Two Belichore days later, Adama received word that the Deciders would send a welcome package to Earth: two warp-capable ships (one for each ape faction) and an orbital launch platform for them to share. Bezel-5 station and its operators were hereby relieved of their duty to monitor Earth#153.57.093.42 moving forward, a responsibility that would now fall on the shoulders of the GC’s threat detection and management force, but the Deciders had high hopes these ‘humans’ would make excellent trading partners for at least a galactic minute. It was likely that, in time, they would grow bellicose and expansionist once more, having never fully renounced their strange, singular, materialist views of totality, but the Deciders were confident that they could be contained through careful diplomacy.
All of this was relayed to Adama by his great granddaughter, as he had finally taken ill and left his post in Bezel-5. He knew he was dying; he could feel fluids in between the hard and soft layers of his mantle and knew what they portended. He was in great pain, and had been for at least a decade, but had long-since trained his mind to experience pain merely as a signal, like sound or electromagnetic flux, and so did not dwell on it any more than he wished. Only his body suffered; his mind was free, and in it he imagined the humans waking up to find out they were part of something so much grander than they had realized.

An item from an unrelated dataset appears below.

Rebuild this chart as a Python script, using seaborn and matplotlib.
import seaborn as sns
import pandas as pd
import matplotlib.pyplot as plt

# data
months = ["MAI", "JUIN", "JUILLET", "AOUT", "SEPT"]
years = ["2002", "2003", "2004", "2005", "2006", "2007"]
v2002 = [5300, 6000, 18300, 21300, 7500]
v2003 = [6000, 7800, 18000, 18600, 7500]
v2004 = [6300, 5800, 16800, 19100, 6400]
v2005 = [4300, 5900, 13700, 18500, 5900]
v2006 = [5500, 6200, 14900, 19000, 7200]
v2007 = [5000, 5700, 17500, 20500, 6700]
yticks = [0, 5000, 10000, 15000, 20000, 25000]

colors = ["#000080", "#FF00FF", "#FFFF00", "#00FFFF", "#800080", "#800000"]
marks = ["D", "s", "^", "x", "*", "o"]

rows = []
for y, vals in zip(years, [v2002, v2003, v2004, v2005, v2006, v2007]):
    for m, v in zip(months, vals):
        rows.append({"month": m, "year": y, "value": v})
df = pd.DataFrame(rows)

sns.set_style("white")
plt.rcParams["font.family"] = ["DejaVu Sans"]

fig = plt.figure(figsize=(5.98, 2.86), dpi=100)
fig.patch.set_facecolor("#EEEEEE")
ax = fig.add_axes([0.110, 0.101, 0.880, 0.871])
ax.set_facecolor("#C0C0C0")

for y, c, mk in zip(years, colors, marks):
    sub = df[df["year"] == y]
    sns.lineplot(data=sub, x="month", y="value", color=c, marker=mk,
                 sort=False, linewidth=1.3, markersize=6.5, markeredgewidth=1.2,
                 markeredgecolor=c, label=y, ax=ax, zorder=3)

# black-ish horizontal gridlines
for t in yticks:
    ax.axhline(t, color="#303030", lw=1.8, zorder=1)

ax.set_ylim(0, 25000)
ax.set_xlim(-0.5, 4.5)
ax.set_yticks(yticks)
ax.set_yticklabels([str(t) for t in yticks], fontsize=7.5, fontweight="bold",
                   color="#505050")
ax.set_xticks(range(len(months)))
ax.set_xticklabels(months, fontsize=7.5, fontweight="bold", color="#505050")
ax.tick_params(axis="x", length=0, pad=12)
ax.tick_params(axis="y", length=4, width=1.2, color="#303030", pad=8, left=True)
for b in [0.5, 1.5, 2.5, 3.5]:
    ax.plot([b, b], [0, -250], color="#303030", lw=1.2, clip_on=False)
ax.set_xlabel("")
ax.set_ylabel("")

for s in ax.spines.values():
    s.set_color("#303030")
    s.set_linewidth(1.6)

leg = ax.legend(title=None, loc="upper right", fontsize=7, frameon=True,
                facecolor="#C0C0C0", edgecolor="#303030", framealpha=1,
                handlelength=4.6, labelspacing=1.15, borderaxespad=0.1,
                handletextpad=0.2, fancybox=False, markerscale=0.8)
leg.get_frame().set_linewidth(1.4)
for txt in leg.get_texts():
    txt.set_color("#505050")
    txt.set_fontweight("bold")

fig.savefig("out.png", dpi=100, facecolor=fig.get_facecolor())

“It’s funny,” he mused, “there’s really nothing special about Earth. It’s very much like the majority of inhabited planets we’ve found, and its people display just the bare minimum of intelligence required to get themselves into serious trouble, as is the case ninety-nine times out of one hundred. I do believe they somehow came to represent, in my own mind, the unknown multitude of similar worlds and species that spring forth in the depths of space, extinguishing themselves before we can find them, and before they ever learn the truth…” he trailed off, staring into his great granddaughter’s concerned blue eyes, suddenly unsure whether he’d been speaking aloud or just in his head. Ah, well, he thought. Just the ramblings of an old man. It feels like it might be time, anyhow.

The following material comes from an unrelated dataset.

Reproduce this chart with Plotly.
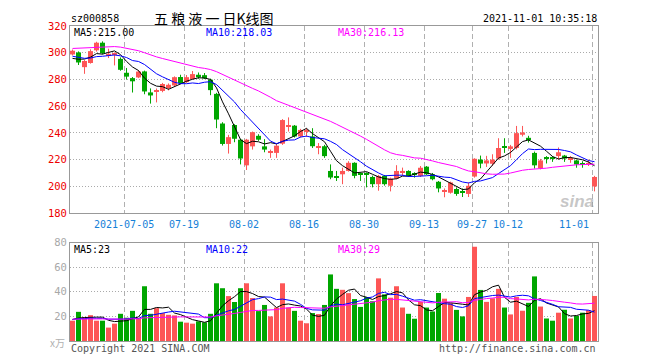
import plotly.graph_objects as go

# ---------------- data ----------------
dates = [
    "2021-06-22", "2021-06-23", "2021-06-24", "2021-06-25", "2021-06-28", "2021-06-29", "2021-06-30",
    "2021-07-01", "2021-07-02", "2021-07-05", "2021-07-06", "2021-07-07", "2021-07-08", "2021-07-09",
    "2021-07-12", "2021-07-13", "2021-07-14", "2021-07-15", "2021-07-16", "2021-07-19", "2021-07-20",
    "2021-07-21", "2021-07-22", "2021-07-23", "2021-07-26", "2021-07-27", "2021-07-28", "2021-07-29",
    "2021-07-30", "2021-08-02", "2021-08-03", "2021-08-04", "2021-08-05", "2021-08-06", "2021-08-09",
    "2021-08-10", "2021-08-11", "2021-08-12", "2021-08-13", "2021-08-16", "2021-08-17", "2021-08-18",
    "2021-08-19", "2021-08-20", "2021-08-23", "2021-08-24", "2021-08-25", "2021-08-26", "2021-08-27",
    "2021-08-30", "2021-08-31", "2021-09-01", "2021-09-02", "2021-09-03", "2021-09-06", "2021-09-07",
    "2021-09-08", "2021-09-09", "2021-09-10", "2021-09-13", "2021-09-14", "2021-09-15", "2021-09-16",
    "2021-09-17", "2021-09-22", "2021-09-23", "2021-09-24", "2021-09-27", "2021-09-28", "2021-09-29",
    "2021-09-30", "2021-10-08", "2021-10-11", "2021-10-12", "2021-10-13", "2021-10-14", "2021-10-15",
    "2021-10-18", "2021-10-19", "2021-10-20", "2021-10-21", "2021-10-22", "2021-10-25", "2021-10-26",
    "2021-10-27", "2021-10-28", "2021-10-29", "2021-11-01",
]

open_ = [298.7, 300.2, 289.2, 292.3, 301.8, 307.5, 298.0, 298.5, 295.4, 285.0,
         281.0, 281.5, 286.0, 270.3, 270.8, 271.4, 273.6, 275.5, 281.8, 278.0,
         280.3, 283.5, 283.2, 279.8, 269.2, 247.0, 231.7, 245.9, 234.9, 215.7,
         229.9, 237.8, 229.9, 225.0, 225.0, 231.9, 245.0, 245.4, 237.3, 241.0,
         237.3, 229.4, 230.0, 211.5, 207.0, 209.0, 211.5, 217.6, 209.5, 209.5,
         207.0, 201.6, 207.8, 200.4, 205.8, 210.3, 211.5, 209.5, 207.8, 214.7,
         209.0, 203.4, 196.2, 195.2, 198.0, 195.8, 194.3, 207.3, 220.0, 217.1,
         216.9, 220.8, 229.4, 228.0, 228.7, 238.6, 236.3, 225.0, 213.5, 221.2,
         221.2, 222.6, 223.0, 219.7, 219.4, 216.7, 216.7, 199.9]
high = [302.4, 301.0, 294.5, 302.6, 308.2, 308.5, 303.0, 300.2, 296.5, 288.6,
        281.8, 287.0, 286.6, 273.3, 273.2, 277.4, 277.0, 282.3, 283.5, 283.3,
        286.3, 285.2, 284.8, 280.6, 270.0, 248.0, 238.5, 246.5, 235.5, 235.5,
        241.0, 239.0, 235.3, 227.5, 231.6, 250.3, 251.6, 245.9, 243.0, 243.5,
        243.5, 232.4, 231.0, 216.4, 211.5, 214.0, 218.8, 218.0, 210.5, 210.5,
        208.0, 208.5, 208.5, 206.5, 215.8, 214.0, 212.0, 210.5, 215.2, 215.2,
        210.0, 204.0, 198.4, 203.5, 199.2, 198.4, 202.9, 221.0, 223.0, 222.8,
        224.0, 236.0, 236.0, 231.0, 245.2, 245.2, 237.8, 226.0, 220.5, 222.6,
        222.6, 229.1, 223.5, 222.6, 220.0, 218.8, 220.0, 207.8]
low = [298.0, 290.8, 284.2, 291.8, 300.8, 298.8, 296.0, 290.5, 286.5, 279.9,
       270.2, 281.0, 268.9, 261.9, 262.8, 270.4, 271.8, 275.0, 276.6, 277.4,
       280.0, 280.5, 280.3, 268.2, 243.5, 230.5, 224.5, 233.0, 216.4, 212.2,
       227.5, 234.0, 225.5, 221.3, 221.3, 231.0, 241.0, 236.5, 236.5, 237.0,
       228.7, 224.0, 221.3, 205.3, 204.0, 201.6, 211.0, 206.0, 204.0, 199.2,
       199.2, 196.7, 200.5, 196.2, 205.3, 207.8, 207.0, 206.5, 207.0, 208.5,
       204.5, 195.5, 191.8, 194.5, 192.9, 192.0, 192.0, 206.5, 213.5, 214.5,
       215.4, 220.0, 225.0, 221.3, 227.6, 237.3, 232.7, 213.3, 212.7, 217.1,
       218.3, 220.0, 218.3, 217.6, 213.9, 213.9, 215.2, 196.2]
close = [301.5, 292.7, 293.8, 301.2, 307.5, 299.5, 299.2, 299.5, 287.2, 282.1,
         278.6, 285.9, 271.0, 268.0, 271.5, 276.6, 276.0, 281.7, 277.2, 281.7,
         284.0, 281.6, 280.8, 272.0, 250.0, 231.7, 236.8, 235.6, 220.8, 234.9,
         240.5, 234.9, 227.5, 225.6, 230.4, 249.6, 245.8, 237.3, 242.2, 242.0,
         230.0, 230.0, 222.6, 206.6, 206.6, 211.5, 217.6, 207.8, 209.0, 209.0,
         201.6, 207.8, 201.6, 205.8, 211.5, 211.5, 207.8, 208.5, 213.9, 209.0,
         205.3, 198.4, 197.0, 202.9, 194.3, 195.3, 200.4, 220.6, 217.0, 219.4,
         220.0, 228.7, 228.7, 229.9, 239.8, 240.3, 235.0, 215.7, 219.4, 220.8,
         220.8, 225.5, 220.8, 220.1, 216.4, 216.4, 217.1, 207.0]
volume = [16.5, 23.7, 19.2, 21.0, 16.5, 16.5, 10.9, 14.1, 22.1, 18.9,
          24.5, 18.4, 44.5, 22.1, 26.7, 22.7, 21.3, 20.8, 15.7, 14.9,
          14.1, 16.0, 15.2, 22.1, 46.9, 42.9, 36.5, 31.7, 42.9, 46.9,
          34.9, 24.3, 29.3, 20.0, 27.2, 46.9, 27.2, 24.5, 16.5, 14.4,
          22.7, 21.9, 29.3, 54.1, 42.4, 41.6, 38.9, 34.1, 27.7, 35.7,
          32.3, 50.9, 37.9, 35.2, 44.5, 27.2, 22.1, 18.1, 31.7, 27.2,
          24.0, 39.0, 34.4, 30.7, 25.3, 20.0, 35.8, 76.5, 41.5, 31.8,
          34.7, 42.4, 27.2, 21.6, 35.8, 24.6, 31.0, 52.5, 28.0, 18.3,
          16.5, 23.0, 25.4, 18.3, 20.4, 23.0, 25.0, 36.6]

# closes / volumes of the 29 sessions before the first shown day (needed for the moving averages)
pre_close = [288, 291, 294, 296, 293, 295, 294, 300, 305, 309, 313, 316, 318, 315, 313,
             311, 318, 319, 317, 317, 302, 300, 299, 297, 296.8, 296, 293, 294, 294.3]
pre_volume = [19, 17, 21, 16, 18, 15, 20, 17, 19, 18, 16, 22, 17, 18, 15,
              19, 17, 20, 16, 18, 17, 19, 16, 18, 17, 18, 17, 19, 17]

tick_dates = ["2021-07-05", "2021-07-19", "2021-08-02", "2021-08-16", "2021-08-30",
              "2021-09-13", "2021-09-27", "2021-10-12", "2021-11-01"]
tick_text = ["2021-07-05", "07-19", "08-02", "08-16", "08-30", "09-13", "09-27", "10-12", "11-01"]
price_ticks = [180, 200, 220, 240, 260, 280, 300, 320]
vol_ticks = [20, 40, 60, 80]

title_code = "sz000858"
title_text = "五 粮 液 一 日K线图"
stamp = "2021-11-01 10:35:18"
price_ma_text = ["MA5:215.00", "MA10:218.03", "MA30:216.13"]
vol_ma_text = ["MA5:23", "MA10:22", "MA30:29"]

# ---------------- helpers ----------------
RED = "#fd5656"
GREEN = "#00a600"
MA_COLORS = ["#000000", "#0000ff", "#ff00ff"]
MONO = "DejaVu Sans Mono, Liberation Mono, monospace"

# the page body has an 8px margin, so the figure is drawn 8px smaller and all
# page positions below are given in page pixels
OFF = 8
W, H = 660 - OFF, 360 - OFF
PLOT_L, PLOT_R, PLOT_T, PLOT_B = 70, 598, 21, 341      # page pixels of the drawing area
L = PLOT_L - OFF
R = W - (PLOT_R - OFF)
T = PLOT_T - OFF
B = H - (PLOT_B - OFF)
PW, PH = PLOT_R - PLOT_L, PLOT_B - PLOT_T


def px_x(px):
    return (px - PLOT_L) / PW


def px_y(py):
    return (PLOT_B - py) / PH


def moving_avg(pre, vals, n):
    allv = list(pre) + list(vals)
    off = len(pre)
    out = []
    for i in range(len(vals)):
        seg = allv[off + i - n + 1: off + i + 1]
        out.append(sum(seg) / len(seg))
    return out


x = list(range(len(dates)))
cols = [RED if c >= o else GREEN for o, c in zip(open_, close)]
body_base = [min(o, c) for o, c in zip(open_, close)]
body_h = [max(abs(c - o), 0.75) for o, c in zip(open_, close)]

fig = go.Figure()

# wicks
for colr in (RED, GREEN):
    wx, wy = [], []
    for i in x:
        if cols[i] == colr:
            wx += [i, i, None]
            wy += [low[i], high[i], None]
    fig.add_trace(go.Scatter(x=wx, y=wy, mode="lines", line=dict(color=colr, width=1),
                             xaxis="x", yaxis="y", hoverinfo="skip"))

# bodies
fig.add_trace(go.Bar(x=x, y=body_h, base=body_base, width=5 / 6, marker=dict(color=cols, line=dict(width=0)),
                     xaxis="x", yaxis="y", hoverinfo="skip"))

# price MAs
for n, c in zip((5, 10, 30), MA_COLORS):
    fig.add_trace(go.Scatter(x=x, y=moving_avg(pre_close, close, n), mode="lines",
                             line=dict(color=c, width=1), xaxis="x", yaxis="y", hoverinfo="skip"))

# volume bars
fig.add_trace(go.Bar(x=x, y=volume, width=5 / 6, marker=dict(color=cols, line=dict(width=0)),
                     xaxis="x2", yaxis="y2", hoverinfo="skip"))
for n, c in zip((5, 10, 30), MA_COLORS):
    fig.add_trace(go.Scatter(x=x, y=moving_avg(pre_volume, volume, n), mode="lines",
                             line=dict(color=c, width=1), xaxis="x2", yaxis="y2", hoverinfo="skip"))

grid_x = [dates.index(d) - 0.37 for d in tick_dates]
xr = [-0.42, len(dates) - 0.42]

axis_common = dict(showline=True, mirror=True, linecolor="#999999", linewidth=1, zeroline=False,
                   ticks="", fixedrange=True)
top_dom = [px_y(211), 1]
bot_dom = [0, px_y(241)]

fig.update_layout(
    width=W, height=H,
    margin=dict(l=L, r=R, t=T, b=B, pad=0),
    paper_bgcolor="white", plot_bgcolor="white",
    showlegend=False, hovermode=False, barmode="overlay",
    xaxis=dict(domain=[0, 1], range=xr, anchor="y", tickvals=grid_x, showticklabels=False,
               showgrid=True, gridcolor="#b0b0b0", gridwidth=1, griddash="5px,3px", **axis_common),
    yaxis=dict(domain=top_dom, range=[180, 320], anchor="x", tickvals=price_ticks,
               ticktext=[str(v) for v in price_ticks], tickfont=dict(family=MONO, size=10.5, color="#ee0000"),
               showgrid=True, gridcolor="#aaaaaa", gridwidth=1, griddash="1px,2px", **axis_common),
    xaxis2=dict(domain=[0, 1], range=xr, anchor="y2", tickvals=grid_x, showticklabels=False,
                showgrid=True, gridcolor="#b0b0b0", gridwidth=1, griddash="5px,3px", **axis_common),
    yaxis2=dict(domain=bot_dom, range=[0, 80], anchor="x2", tickvals=vol_ticks,
                ticktext=[str(v) for v in vol_ticks], tickfont=dict(family=MONO, size=10.5, color="#a8a8a8"),
                showgrid=True, gridcolor="#aaaaaa", gridwidth=1, griddash="1px,2px", **axis_common),
)

ann = []


def add_text(text, px, py, anchor="left", size=10, color="#000", family=MONO, **kw):
    ann.append(dict(text=text, x=px_x(px), y=px_y(py), xref="paper", yref="paper",
                    xanchor=anchor, yanchor="middle", showarrow=False,
                    font=dict(family=family, size=size, color=color), **kw))


add_text(title_code, 69, 13)
add_text(title_text, 214, 13, anchor="center", size=14, family="Noto Sans CJK SC")
add_text(stamp, 599, 13, anchor="right")

for t, px, c in zip(price_ma_text, (72, 204, 336), MA_COLORS):
    add_text(t, px, 28, color=c)
for t, px, c in zip(vol_ma_text, (72, 204, 336), MA_COLORS):
    add_text(t, px, 248, color=c)

# date labels under price chart
for d, t in zip(tick_dates, tick_text):
    i = dates.index(d) - 0.37
    pxv = PLOT_L + (i - xr[0]) * PW / (xr[1] - xr[0])
    if d == tick_dates[-1]:
        add_text(t, pxv - 1, 223, anchor="right", color="#1580d8")
    else:
        add_text(t, pxv, 223, anchor="center", color="#1580d8")

add_text("x万", 67, 343, anchor="right", color="#b0b0b0", family="Noto Sans CJK SC, " + MONO)
add_text("Copyright 2021 SINA.COM", 69, 349, color="#555555")
add_text("http://finance.sina.com.cn", 598, 349, anchor="right", color="#555555")
add_text("<b><i>sina</i></b>", 596, 199, anchor="right", size=17, color="rgba(150,150,150,0.55)",
         family="Arial, Liberation Sans")

fig.update_layout(annotations=ann)
fig.write_html("out.html")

One by one, his senses slipped away from him as the matter that composed his body relaxed into a more stable state. The pain persisted longest, but felt more distant than ever, like a whisper across a long room barely registered by the listener. Patterns within patterns within patterns…he thought, mind suddenly more lucid than it had been in years. And then, with perfect clarity, he felt his mandibles slide across each other, producing the words “I wonder what’s next?”